It’s the only school in the county where graduation speeches start with a “roast” of the students.
Wallowa County Alternative Education Program graduated four students this year.
The guests, many of whom had driven hundreds of miles, were treated to the traditional “acknowledgment of human flaws on the way to graduation” as that pertained to each student.
It’s true that some students do come to the Alternative Education School because of behavioral problems, but not all. Some have been victims of bullying. Some have had tragedies, accidents or family upheaval that resulted in their losing their momentum.
“I came to Alt Ed with the goal in mind, just get my credits recovered and get out ... then I fell in love with everybody.” said graduate Georgia Falk. “I feel like I’ve grown a lot.”
She credited the school’s assistant teacher Jeni Greenshields, IT specialist, mentor and teacher Michael Cooler and teacher and executive director Maria Weer.
In addition to being enrolled in a school that provides a hands-on, project-based curriculum with the opportunity to work in both classroom setting and a packet-based system in the afternoons, students expand their emotional intelligence.
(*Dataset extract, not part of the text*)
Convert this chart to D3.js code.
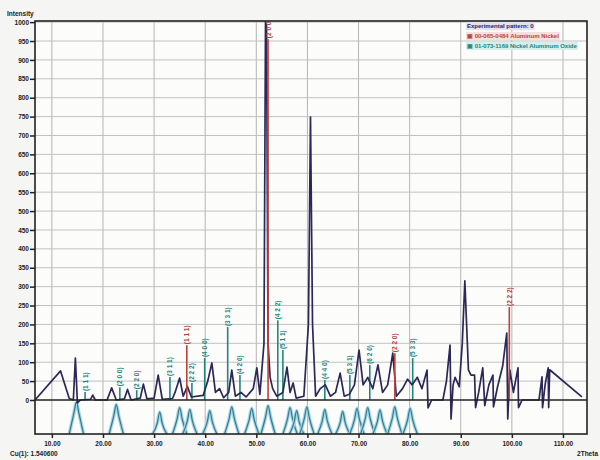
<!DOCTYPE html>
<html>
<head>
<meta charset="utf-8">
<script src="https://cdn.jsdelivr.net/npm/d3@7/dist/d3.min.js"></script>
<style>
  body { margin: 0; background: #f5f5f3; }
  svg { font-family: "Liberation Sans", Arial, sans-serif; }
</style>
</head>
<body>
<div id="chart"></div>
<script>
// experimental pattern, 2theta (deg) / counts
var expTheta = [6.7, 11.7, 13.4, 14.2, 14.6, 15.0, 15.6, 17.6, 18.0, 18.5, 20.8, 21.7, 22.6, 24.2, 24.8, 25.5,
  27.3, 27.9, 28.6, 30.0, 30.8, 31.6, 33.6, 34.1, 35.0, 35.7, 36.5, 37.3, 39.6, 40.5, 41.3, 42.0, 42.8, 43.6,
  44.6, 45.2, 45.9, 47.0, 48.0, 49.4, 50.1, 50.7, 51.5, 51.8, 52.0, 52.3, 52.7, 53.2, 54.0, 55.2, 56.0, 56.6,
  57.2, 57.8, 59.3, 60.2, 60.6, 61.0, 61.6, 62.5, 63.5, 64.5, 65.5, 66.4, 67.2, 68.2, 69.2, 70.1, 70.9, 71.8,
  72.8, 73.8, 74.7, 75.7, 76.7, 77.4, 78.6, 79.6, 80.5, 81.5, 82.4, 83.4, 83.6, 84.3, 86.5, 87.2, 87.9, 88.1,
  88.5, 88.9, 89.7, 90.3, 90.8, 91.5, 92.0, 92.7, 92.9, 93.5, 94.3, 94.7, 95.5, 96.3, 96.4, 97.2, 98.2, 99.0,
  99.2, 99.6, 100.3, 101.2, 101.3, 102.0, 105.3, 105.9, 106.0, 106.5, 107.1, 107.2, 107.4, 113.7]
var expCounts = [0, 77, 4, 0, 111, -8, 0, 2, 13, 0, 0, 32, 0, 3, 28, 0,
  5, 42, 3, 5, 66, 2, 4, 20, 58, 10, 36, 8, 12, 50, 98, 20, 30, 6,
  20, 79, 10, 20, 8, 30, 85, 15, 150, 1000, 990, 150, 60, 30, 10, 20, 87, 20,
  45, 5, 10, 200, 749, 200, 10, 30, 40, 10, 20, 71, 10, 15, 40, 132, 40, 60,
  30, 93, 20, 40, 124, 10, 30, 55, 40, 60, 30, 79, -21, 0, 0, 50, 145, -50,
  40, 60, 35, 150, 315, 80, 66, 66, -20, 20, 85, -15, 40, 66, -18, 35, 90, 177,
  -50, 80, 20, 85, -20, 0, 0, 61, -20, 40, 85, -20, 80, 8]

// reference 1: Aluminum Nickel (red sticks)
var redPos = [36.4, 52.3, 77.1, 99.5]
var redInt = [145, 955, 124, 246]
var redHkl = ['(1 1 1)', '(2 0 0)', '(2 2 0)', '(2 2 2)']

// reference 2: Nickel Aluminum Oxide (teal sticks)
var tealPos = [16.5, 23.3, 26.6, 33.1, 37.4, 39.9, 44.4, 46.8, 54.2, 55.2, 63.4, 68.3, 72.2, 80.6]
var tealInt = [21, 34, 26, 61, 45, 111, 193, 66, 211, 132, 53, 66, 93, 111]
var tealHkl = ['(1 1 1)', '(2 0 0)', '(2 2 0)', '(3 1 1)', '(2 2 2)', '(4 0 0)', '(3 3 1)', '(4 2 0)',
  '(4 2 2)', '(5 1 1)', '(4 4 0)', '(5 3 1)', '(6 2 0)', '(5 3 3)']

// inverted profile drawn under the zero line
var lowerPos = [14.8, 22.6, 31.1, 35.0, 37.0, 40.9, 45.2, 49.1, 52.3, 56.6, 57.9, 59.9, 63.4, 66.9, 69.7, 71.8, 74.2, 77.1, 80.1]
var lowerDepth = [-5, -12, -32, -20, -25, -28, -18, -22, -15, -20, -28, -18, -25, -30, -22, -20, -26, -18, -22]

var xTicks = [10, 20, 30, 40, 50, 60, 70, 80, 90, 100, 110]
var yTicks = d3.range(0, 1001, 50)
var legendLabels = ['Experimental pattern: 0', '\u25a3 00-065-0484 Aluminum Nickel', '\u25a3 01-073-1169 Nickel Aluminum Oxide']

var navy = '#2b2858', red = '#b8443f', teal = '#23867e'

var svg = d3.select('#chart').append('svg')
  .attr('width', 600)
  .attr('height', 460)

var x = d3.scaleLinear().domain([6.7, 114.7]).range([35, 587])
var y = d3.scaleLinear().domain([-90, 1003]).range([434, 21])

svg.append('defs').append('clipPath').attr('id', 'plot')
  .append('rect')
  .attr('x', x.range()[0]).attr('y', y.range()[1])
  .attr('width', x.range()[1] - x.range()[0])
  .attr('height', y.range()[0] - y.range()[1])

svg.append('rect')
  .attr('x', x.range()[0]).attr('y', y.range()[1])
  .attr('width', x.range()[1] - x.range()[0])
  .attr('height', y.range()[0] - y.range()[1])
  .attr('fill', '#fcfcfb')

// grid
svg.append('g').selectAll('line').data(xTicks).enter().append('line')
  .attr('x1', function (d) { return x(d) }).attr('x2', function (d) { return x(d) })
  .attr('y1', y.range()[1]).attr('y2', y.range()[0])
  .attr('stroke', '#b5b5b5').attr('stroke-width', 1)
svg.append('g').selectAll('line').data(yTicks.slice(1)).enter().append('line')
  .attr('x1', x.range()[0]).attr('x2', x.range()[1])
  .attr('y1', function (d) { return y(d) }).attr('y2', function (d) { return y(d) })
  .attr('stroke', '#c2c2c2').attr('stroke-width', 1)

var plot = svg.append('g').attr('clip-path', 'url(#plot)')

// lower profile
var lowerLine = d3.line()
  .x(function (d) { return x(d[0]) })
  .y(function (d) { return y(d[1]) })
  .curve(d3.curveMonotoneX)
lowerPos.forEach(function (p, i) {
  var dep = lowerDepth[i], w = 1.4
  var pts = [[p - w, -90], [p - w * 0.35, dep - 30], [p, dep], [p + w * 0.35, dep - 30], [p + w, -90]]
  plot.append('path').attr('d', lowerLine(pts))
    .attr('fill', 'none').attr('stroke', '#a8d4e4').attr('stroke-width', 3.5)
  plot.append('path').attr('d', lowerLine(pts))
    .attr('fill', 'none').attr('stroke', '#2f7f92').attr('stroke-width', 1.2)
})

// reference sticks + hkl labels
function drawSticks (pos, ints, hkl, color) {
  var g = plot.append('g')
  g.selectAll('line').data(pos).enter().append('line')
    .attr('x1', function (d) { return x(d) }).attr('x2', function (d) { return x(d) })
    .attr('y1', y(0))
    .attr('y2', function (d, i) { return y(ints[i]) })
    .attr('stroke', color).attr('stroke-width', 1.6)
  g.selectAll('text').data(pos).enter().append('text')
    .attr('transform', function (d, i) {
      return 'translate(' + (x(d) + 2.5) + ',' + (y(ints[i]) - 1) + ') rotate(-90)'
    })
    .attr('font-size', 6.5).attr('font-weight', 'bold')
    .attr('fill', color)
    .text(function (d, i) { return hkl[i] })
}
drawSticks(tealPos, tealInt, tealHkl, teal)

// experimental pattern
var expLine = d3.line()
  .x(function (d, i) { return x(expTheta[i]) })
  .y(function (d) { return y(d) })
plot.append('path').attr('d', expLine(expCounts))
  .attr('fill', 'none').attr('stroke', navy).attr('stroke-width', 1.7)
  .attr('stroke-linejoin', 'round')

drawSticks(redPos, redInt, redHkl, red)

// zero line + frame
svg.append('line')
  .attr('x1', x.range()[0]).attr('x2', x.range()[1])
  .attr('y1', y(0)).attr('y2', y(0))
  .attr('stroke', '#222').attr('stroke-width', 1.5)
svg.append('rect')
  .attr('x', x.range()[0]).attr('y', y.range()[1])
  .attr('width', x.range()[1] - x.range()[0])
  .attr('height', y.range()[0] - y.range()[1])
  .attr('fill', 'none').attr('stroke', '#222').attr('stroke-width', 1.6)

// axes
var yAxis = d3.axisLeft(y).tickValues(yTicks).tickSize(5).tickPadding(1).tickFormat(d3.format('d'))
var xAxis = d3.axisBottom(x).tickValues(xTicks).tickSize(4).tickPadding(3).tickFormat(d3.format('.2f'))
svg.append('g').attr('transform', 'translate(' + x.range()[0] + ',0)').call(customAxis, yAxis)
svg.append('g').attr('transform', 'translate(0,' + y.range()[0] + ')').call(customAxis, xAxis)

function customAxis (g, axis) {
  g.call(axis)
  g.select('.domain').remove()
  g.selectAll('.tick line').attr('stroke', '#222').attr('stroke-width', 1.5)
  g.selectAll('.tick text')
    .attr('font-size', 6.5).attr('font-weight', 'bold').attr('fill', '#222')
    .attr('font-family', '"Liberation Sans", Arial, sans-serif')
}

svg.append('text').attr('x', 7).attr('y', 16)
  .attr('font-size', 6.5).attr('font-weight', 'bold').attr('fill', '#222')
  .text('Intensity')
svg.append('text').attr('x', 598).attr('y', 456).attr('text-anchor', 'end')
  .attr('font-size', 6.5).attr('font-weight', 'bold').attr('fill', '#222')
  .text('2Theta')
svg.append('text').attr('x', 10).attr('y', 456)
  .attr('font-size', 6.5).attr('font-weight', 'bold').attr('fill', '#222')
  .text('Cu(1): 1.540600')

// legend
var legendFill = ['#e4e0f0', '#f6e0de', '#d6eeec']
var legendColor = [navy, red, teal]
var lg = svg.append('g').attr('transform', 'translate(466,21)')
legendLabels.forEach(function (t, i) {
  var txt = lg.append('text').attr('x', 1).attr('y', 7 + i * 10)
    .attr('font-size', 6).attr('font-weight', 'bold').attr('fill', legendColor[i])
    .text(t)
  var w = txt.node().getComputedTextLength()
  lg.insert('rect', 'text').attr('x', 0).attr('y', i * 10 + 1)
    .attr('width', w + 2).attr('height', 8).attr('fill', legendFill[i])
})
</script>
</body>
</html>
They learn that it’s normal to have problems, that’s it’s okay to be angry while remaining in relationship, that standing toe-to-toe and arguing issues out is better than saying nothing and that maturity means taking responsibility for your own future, said Weer.
Alternative Education students receive the attention and support they need along the way as they learn to accept responsibility.
The ceremony was not all good-natured roasting. The qualities demonstrated by the students are recognized as well and teachers are often moved to tears recounting those.
Graduating this year were Tripper Lane Beske, Alexandria Johnson, Jean Luc Palma and Falk. There were several “firsts” in the graduating class.
• Beske was one of the first to meet all essential skills in the first testing.
• Falk, who also walked with the Enterprise High School Class at the traditional commencement ceremony, was the first to be on the cheerleading team at EHS while attending Alternative Education.
• Alexandria Johnson was the first to attend all four years of high school with Alternative Education.
Beske plans to join the National Guard after graduation; Falk is planning on attending Spokane Falls Community College pursuing a degree in journalism and nonprofits; Johnson enjoys photography and travel; and Palma hopes to pursue kinesiology and athletics at Gavilan College in Hollister, Calif., after some time off.